** Aim of the task **
Give the data below again exactly as it stands. Omit the pictures.

[Start Data]

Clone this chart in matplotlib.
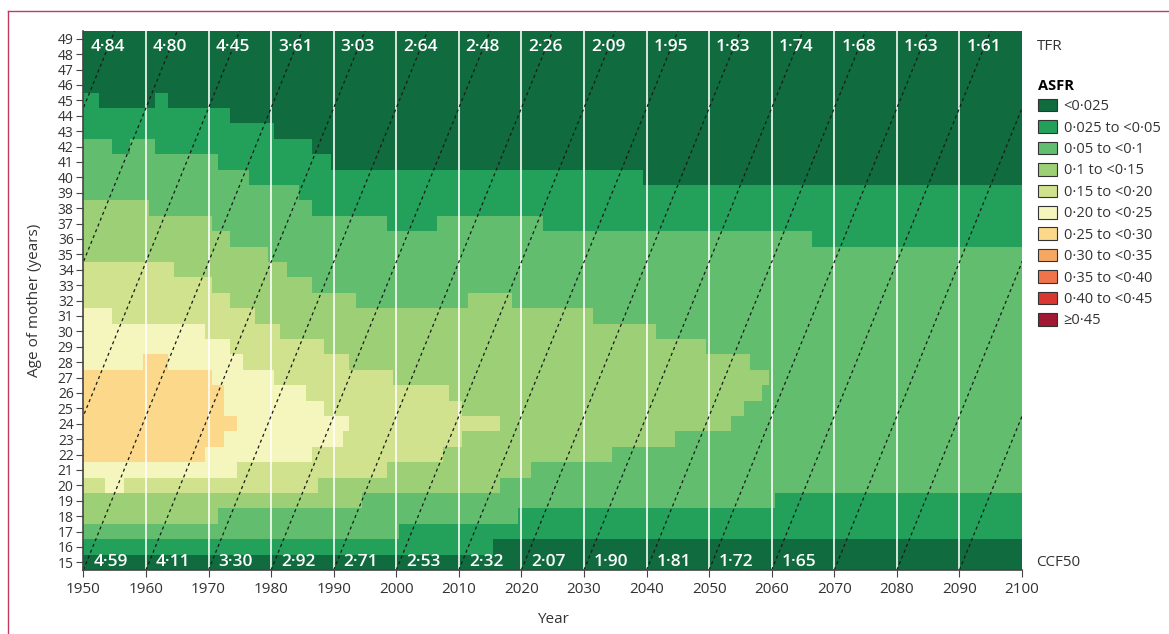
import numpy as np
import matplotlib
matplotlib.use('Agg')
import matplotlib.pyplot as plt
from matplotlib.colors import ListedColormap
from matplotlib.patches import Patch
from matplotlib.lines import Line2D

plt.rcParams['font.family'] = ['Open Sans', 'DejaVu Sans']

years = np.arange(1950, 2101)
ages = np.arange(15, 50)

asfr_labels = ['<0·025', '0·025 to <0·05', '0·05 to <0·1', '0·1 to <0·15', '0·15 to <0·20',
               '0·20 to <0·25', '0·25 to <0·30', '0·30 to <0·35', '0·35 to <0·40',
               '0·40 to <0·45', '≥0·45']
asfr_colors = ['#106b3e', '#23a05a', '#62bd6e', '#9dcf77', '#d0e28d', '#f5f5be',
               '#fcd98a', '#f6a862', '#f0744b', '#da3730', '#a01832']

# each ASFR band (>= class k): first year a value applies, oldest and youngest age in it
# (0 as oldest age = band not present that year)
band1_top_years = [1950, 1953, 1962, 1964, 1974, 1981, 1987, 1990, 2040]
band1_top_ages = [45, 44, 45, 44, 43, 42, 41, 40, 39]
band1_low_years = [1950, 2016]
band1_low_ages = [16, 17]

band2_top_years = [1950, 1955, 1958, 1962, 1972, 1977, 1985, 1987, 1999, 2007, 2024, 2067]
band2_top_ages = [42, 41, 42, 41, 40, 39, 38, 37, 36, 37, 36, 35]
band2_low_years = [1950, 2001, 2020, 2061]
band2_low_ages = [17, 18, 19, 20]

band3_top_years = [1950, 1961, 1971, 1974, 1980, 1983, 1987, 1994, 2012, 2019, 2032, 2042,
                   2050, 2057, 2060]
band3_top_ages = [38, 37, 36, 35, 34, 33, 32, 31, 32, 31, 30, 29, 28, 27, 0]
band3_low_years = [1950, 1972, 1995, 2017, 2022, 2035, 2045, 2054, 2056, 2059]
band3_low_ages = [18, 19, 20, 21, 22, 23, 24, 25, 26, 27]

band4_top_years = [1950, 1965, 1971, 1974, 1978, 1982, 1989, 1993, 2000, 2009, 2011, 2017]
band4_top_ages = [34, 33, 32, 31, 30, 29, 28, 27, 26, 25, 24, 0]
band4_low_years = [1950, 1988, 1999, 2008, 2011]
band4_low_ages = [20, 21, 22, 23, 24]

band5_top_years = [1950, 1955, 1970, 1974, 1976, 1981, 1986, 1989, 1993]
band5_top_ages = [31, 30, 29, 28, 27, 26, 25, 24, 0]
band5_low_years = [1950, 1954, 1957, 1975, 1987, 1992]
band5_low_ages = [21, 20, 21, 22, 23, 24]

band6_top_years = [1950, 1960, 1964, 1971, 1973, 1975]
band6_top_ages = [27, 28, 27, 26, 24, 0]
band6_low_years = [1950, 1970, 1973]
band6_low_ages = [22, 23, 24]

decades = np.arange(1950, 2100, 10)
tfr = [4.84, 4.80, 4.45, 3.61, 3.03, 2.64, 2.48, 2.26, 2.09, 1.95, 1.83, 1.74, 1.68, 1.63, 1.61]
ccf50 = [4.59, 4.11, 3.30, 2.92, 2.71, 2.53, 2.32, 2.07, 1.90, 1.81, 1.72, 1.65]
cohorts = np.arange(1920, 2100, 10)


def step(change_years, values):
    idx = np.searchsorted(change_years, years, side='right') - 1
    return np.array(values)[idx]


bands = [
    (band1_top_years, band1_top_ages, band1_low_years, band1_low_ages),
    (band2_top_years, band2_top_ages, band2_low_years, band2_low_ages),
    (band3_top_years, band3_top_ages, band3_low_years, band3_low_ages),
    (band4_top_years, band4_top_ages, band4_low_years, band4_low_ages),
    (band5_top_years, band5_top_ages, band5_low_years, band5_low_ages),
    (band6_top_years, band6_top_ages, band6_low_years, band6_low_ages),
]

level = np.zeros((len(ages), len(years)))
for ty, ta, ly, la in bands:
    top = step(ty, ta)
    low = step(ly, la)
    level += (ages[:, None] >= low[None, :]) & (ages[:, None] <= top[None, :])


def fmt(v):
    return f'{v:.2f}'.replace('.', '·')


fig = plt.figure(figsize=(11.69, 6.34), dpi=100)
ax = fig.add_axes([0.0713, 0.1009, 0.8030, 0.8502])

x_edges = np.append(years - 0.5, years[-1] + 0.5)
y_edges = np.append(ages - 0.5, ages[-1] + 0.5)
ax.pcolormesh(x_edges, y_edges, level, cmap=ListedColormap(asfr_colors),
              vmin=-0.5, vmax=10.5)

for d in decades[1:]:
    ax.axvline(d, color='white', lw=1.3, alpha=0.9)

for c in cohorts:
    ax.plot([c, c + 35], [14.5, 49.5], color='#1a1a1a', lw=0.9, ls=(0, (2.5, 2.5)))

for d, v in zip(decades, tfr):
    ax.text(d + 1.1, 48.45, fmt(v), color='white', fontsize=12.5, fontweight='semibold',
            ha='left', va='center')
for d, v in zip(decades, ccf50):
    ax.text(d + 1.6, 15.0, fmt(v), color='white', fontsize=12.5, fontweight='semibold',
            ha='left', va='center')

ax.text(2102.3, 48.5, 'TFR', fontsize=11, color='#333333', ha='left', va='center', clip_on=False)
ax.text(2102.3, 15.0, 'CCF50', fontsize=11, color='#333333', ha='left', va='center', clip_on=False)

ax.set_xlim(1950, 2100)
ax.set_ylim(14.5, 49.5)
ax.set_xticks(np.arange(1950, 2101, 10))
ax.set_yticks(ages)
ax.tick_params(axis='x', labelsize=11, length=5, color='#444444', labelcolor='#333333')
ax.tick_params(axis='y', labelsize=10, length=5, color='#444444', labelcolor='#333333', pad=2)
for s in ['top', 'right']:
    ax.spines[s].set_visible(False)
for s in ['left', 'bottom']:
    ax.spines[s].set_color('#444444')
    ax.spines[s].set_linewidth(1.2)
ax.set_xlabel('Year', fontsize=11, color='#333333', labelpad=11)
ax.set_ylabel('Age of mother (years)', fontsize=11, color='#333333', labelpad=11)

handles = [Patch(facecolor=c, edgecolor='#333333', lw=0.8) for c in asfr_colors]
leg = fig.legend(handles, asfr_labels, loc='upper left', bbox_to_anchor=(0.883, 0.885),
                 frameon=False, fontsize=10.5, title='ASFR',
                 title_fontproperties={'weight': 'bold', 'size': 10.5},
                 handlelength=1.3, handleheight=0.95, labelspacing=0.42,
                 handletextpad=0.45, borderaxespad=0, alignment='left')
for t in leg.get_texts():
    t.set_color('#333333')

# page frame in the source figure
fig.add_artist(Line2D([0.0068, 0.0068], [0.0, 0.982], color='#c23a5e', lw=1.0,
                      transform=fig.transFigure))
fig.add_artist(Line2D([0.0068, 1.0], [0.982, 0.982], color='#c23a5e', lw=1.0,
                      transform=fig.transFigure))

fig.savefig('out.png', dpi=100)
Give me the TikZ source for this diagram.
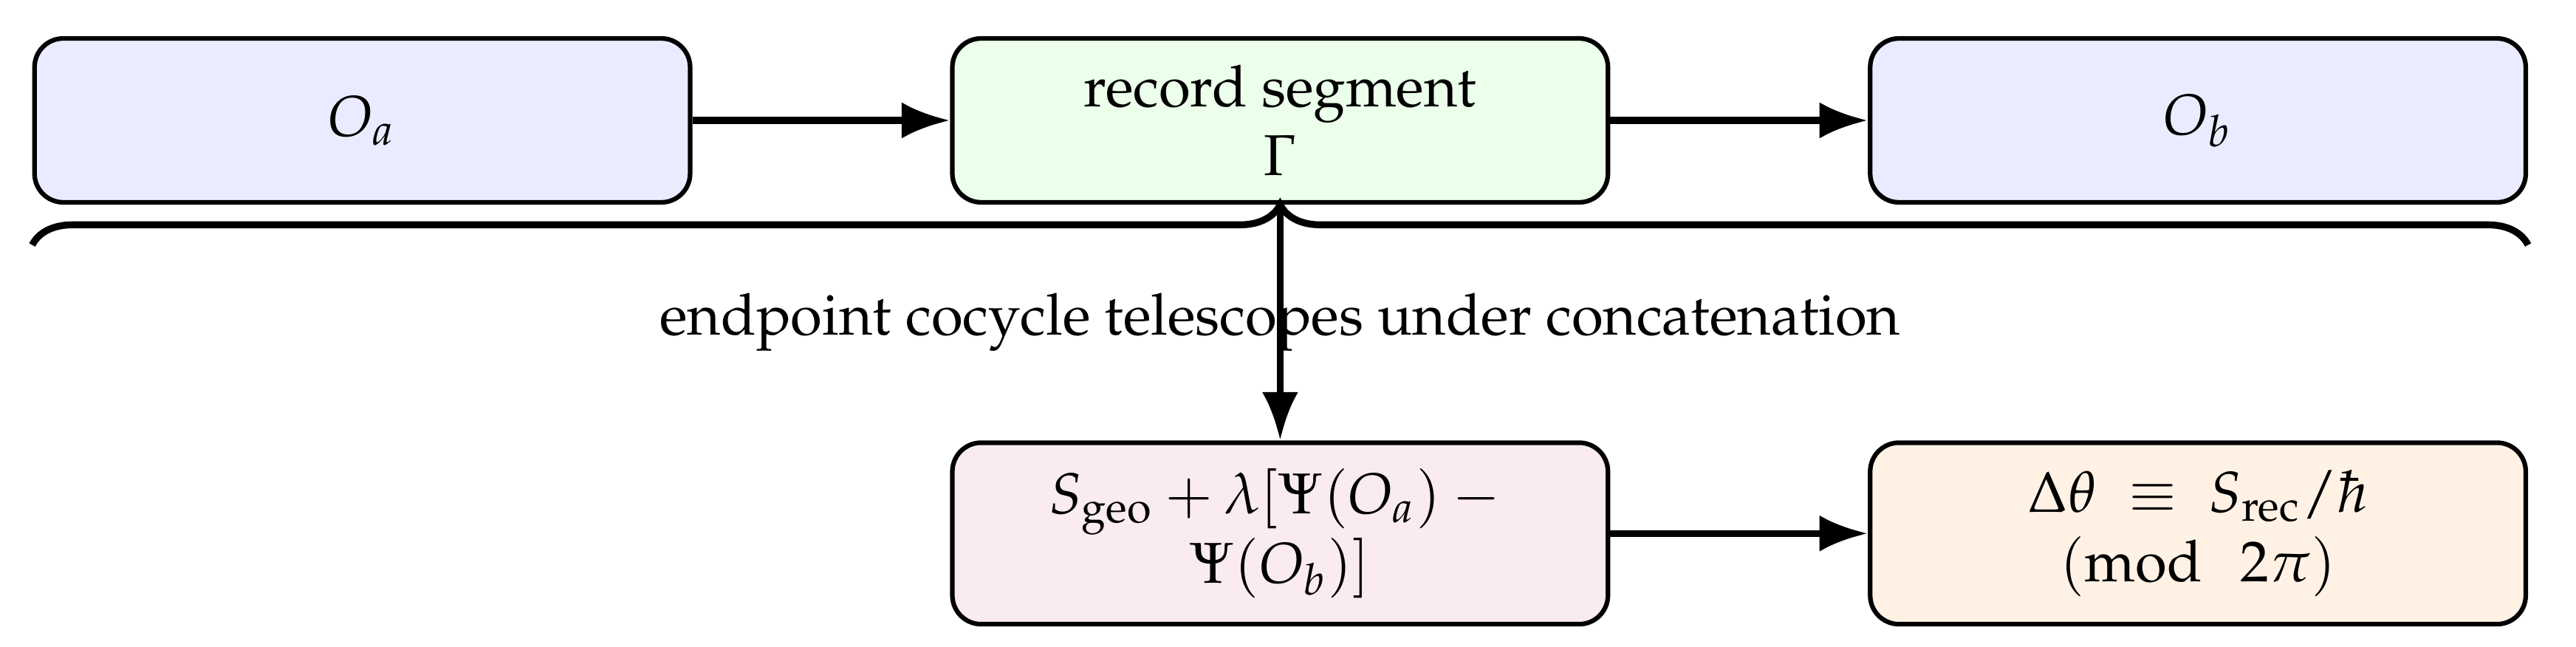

[End Data]

** Output of the task **
Clone this chart in matplotlib.
import numpy as np
import matplotlib
matplotlib.use('Agg')
import matplotlib.pyplot as plt
from matplotlib.colors import ListedColormap
from matplotlib.patches import Patch
from matplotlib.lines import Line2D

plt.rcParams['font.family'] = ['Open Sans', 'DejaVu Sans']

years = np.arange(1950, 2101)
ages = np.arange(15, 50)

asfr_labels = ['<0·025', '0·025 to <0·05', '0·05 to <0·1', '0·1 to <0·15', '0·15 to <0·20',
               '0·20 to <0·25', '0·25 to <0·30', '0·30 to <0·35', '0·35 to <0·40',
               '0·40 to <0·45', '≥0·45']
asfr_colors = ['#106b3e', '#23a05a', '#62bd6e', '#9dcf77', '#d0e28d', '#f5f5be',
               '#fcd98a', '#f6a862', '#f0744b', '#da3730', '#a01832']

# each ASFR band (>= class k): first year a value applies, oldest and youngest age in it
# (0 as oldest age = band not present that year)
band1_top_years = [1950, 1953, 1962, 1964, 1974, 1981, 1987, 1990, 2040]
band1_top_ages = [45, 44, 45, 44, 43, 42, 41, 40, 39]
band1_low_years = [1950, 2016]
band1_low_ages = [16, 17]

band2_top_years = [1950, 1955, 1958, 1962, 1972, 1977, 1985, 1987, 1999, 2007, 2024, 2067]
band2_top_ages = [42, 41, 42, 41, 40, 39, 38, 37, 36, 37, 36, 35]
band2_low_years = [1950, 2001, 2020, 2061]
band2_low_ages = [17, 18, 19, 20]

band3_top_years = [1950, 1961, 1971, 1974, 1980, 1983, 1987, 1994, 2012, 2019, 2032, 2042,
                   2050, 2057, 2060]
band3_top_ages = [38, 37, 36, 35, 34, 33, 32, 31, 32, 31, 30, 29, 28, 27, 0]
band3_low_years = [1950, 1972, 1995, 2017, 2022, 2035, 2045, 2054, 2056, 2059]
band3_low_ages = [18, 19, 20, 21, 22, 23, 24, 25, 26, 27]

band4_top_years = [1950, 1965, 1971, 1974, 1978, 1982, 1989, 1993, 2000, 2009, 2011, 2017]
band4_top_ages = [34, 33, 32, 31, 30, 29, 28, 27, 26, 25, 24, 0]
band4_low_years = [1950, 1988, 1999, 2008, 2011]
band4_low_ages = [20, 21, 22, 23, 24]

band5_top_years = [1950, 1955, 1970, 1974, 1976, 1981, 1986, 1989, 1993]
band5_top_ages = [31, 30, 29, 28, 27, 26, 25, 24, 0]
band5_low_years = [1950, 1954, 1957, 1975, 1987, 1992]
band5_low_ages = [21, 20, 21, 22, 23, 24]

band6_top_years = [1950, 1960, 1964, 1971, 1973, 1975]
band6_top_ages = [27, 28, 27, 26, 24, 0]
band6_low_years = [1950, 1970, 1973]
band6_low_ages = [22, 23, 24]

decades = np.arange(1950, 2100, 10)
tfr = [4.84, 4.80, 4.45, 3.61, 3.03, 2.64, 2.48, 2.26, 2.09, 1.95, 1.83, 1.74, 1.68, 1.63, 1.61]
ccf50 = [4.59, 4.11, 3.30, 2.92, 2.71, 2.53, 2.32, 2.07, 1.90, 1.81, 1.72, 1.65]
cohorts = np.arange(1920, 2100, 10)


def step(change_years, values):
    idx = np.searchsorted(change_years, years, side='right') - 1
    return np.array(values)[idx]


bands = [
    (band1_top_years, band1_top_ages, band1_low_years, band1_low_ages),
    (band2_top_years, band2_top_ages, band2_low_years, band2_low_ages),
    (band3_top_years, band3_top_ages, band3_low_years, band3_low_ages),
    (band4_top_years, band4_top_ages, band4_low_years, band4_low_ages),
    (band5_top_years, band5_top_ages, band5_low_years, band5_low_ages),
    (band6_top_years, band6_top_ages, band6_low_years, band6_low_ages),
]

level = np.zeros((len(ages), len(years)))
for ty, ta, ly, la in bands:
    top = step(ty, ta)
    low = step(ly, la)
    level += (ages[:, None] >= low[None, :]) & (ages[:, None] <= top[None, :])


def fmt(v):
    return f'{v:.2f}'.replace('.', '·')


fig = plt.figure(figsize=(11.69, 6.34), dpi=100)
ax = fig.add_axes([0.0713, 0.1009, 0.8030, 0.8502])

x_edges = np.append(years - 0.5, years[-1] + 0.5)
y_edges = np.append(ages - 0.5, ages[-1] + 0.5)
ax.pcolormesh(x_edges, y_edges, level, cmap=ListedColormap(asfr_colors),
              vmin=-0.5, vmax=10.5)

for d in decades[1:]:
    ax.axvline(d, color='white', lw=1.3, alpha=0.9)

for c in cohorts:
    ax.plot([c, c + 35], [14.5, 49.5], color='#1a1a1a', lw=0.9, ls=(0, (2.5, 2.5)))

for d, v in zip(decades, tfr):
    ax.text(d + 1.1, 48.45, fmt(v), color='white', fontsize=12.5, fontweight='semibold',
            ha='left', va='center')
for d, v in zip(decades, ccf50):
    ax.text(d + 1.6, 15.0, fmt(v), color='white', fontsize=12.5, fontweight='semibold',
            ha='left', va='center')

ax.text(2102.3, 48.5, 'TFR', fontsize=11, color='#333333', ha='left', va='center', clip_on=False)
ax.text(2102.3, 15.0, 'CCF50', fontsize=11, color='#333333', ha='left', va='center', clip_on=False)

ax.set_xlim(1950, 2100)
ax.set_ylim(14.5, 49.5)
ax.set_xticks(np.arange(1950, 2101, 10))
ax.set_yticks(ages)
ax.tick_params(axis='x', labelsize=11, length=5, color='#444444', labelcolor='#333333')
ax.tick_params(axis='y', labelsize=10, length=5, color='#444444', labelcolor='#333333', pad=2)
for s in ['top', 'right']:
    ax.spines[s].set_visible(False)
for s in ['left', 'bottom']:
    ax.spines[s].set_color('#444444')
    ax.spines[s].set_linewidth(1.2)
ax.set_xlabel('Year', fontsize=11, color='#333333', labelpad=11)
ax.set_ylabel('Age of mother (years)', fontsize=11, color='#333333', labelpad=11)

handles = [Patch(facecolor=c, edgecolor='#333333', lw=0.8) for c in asfr_colors]
leg = fig.legend(handles, asfr_labels, loc='upper left', bbox_to_anchor=(0.883, 0.885),
                 frameon=False, fontsize=10.5, title='ASFR',
                 title_fontproperties={'weight': 'bold', 'size': 10.5},
                 handlelength=1.3, handleheight=0.95, labelspacing=0.42,
                 handletextpad=0.45, borderaxespad=0, alignment='left')
for t in leg.get_texts():
    t.set_color('#333333')

# page frame in the source figure
fig.add_artist(Line2D([0.0068, 0.0068], [0.0, 0.982], color='#c23a5e', lw=1.0,
                      transform=fig.transFigure))
fig.add_artist(Line2D([0.0068, 1.0], [0.982, 0.982], color='#c23a5e', lw=1.0,
                      transform=fig.transFigure))

fig.savefig('out.png', dpi=100)
Give me the TikZ source for this diagram.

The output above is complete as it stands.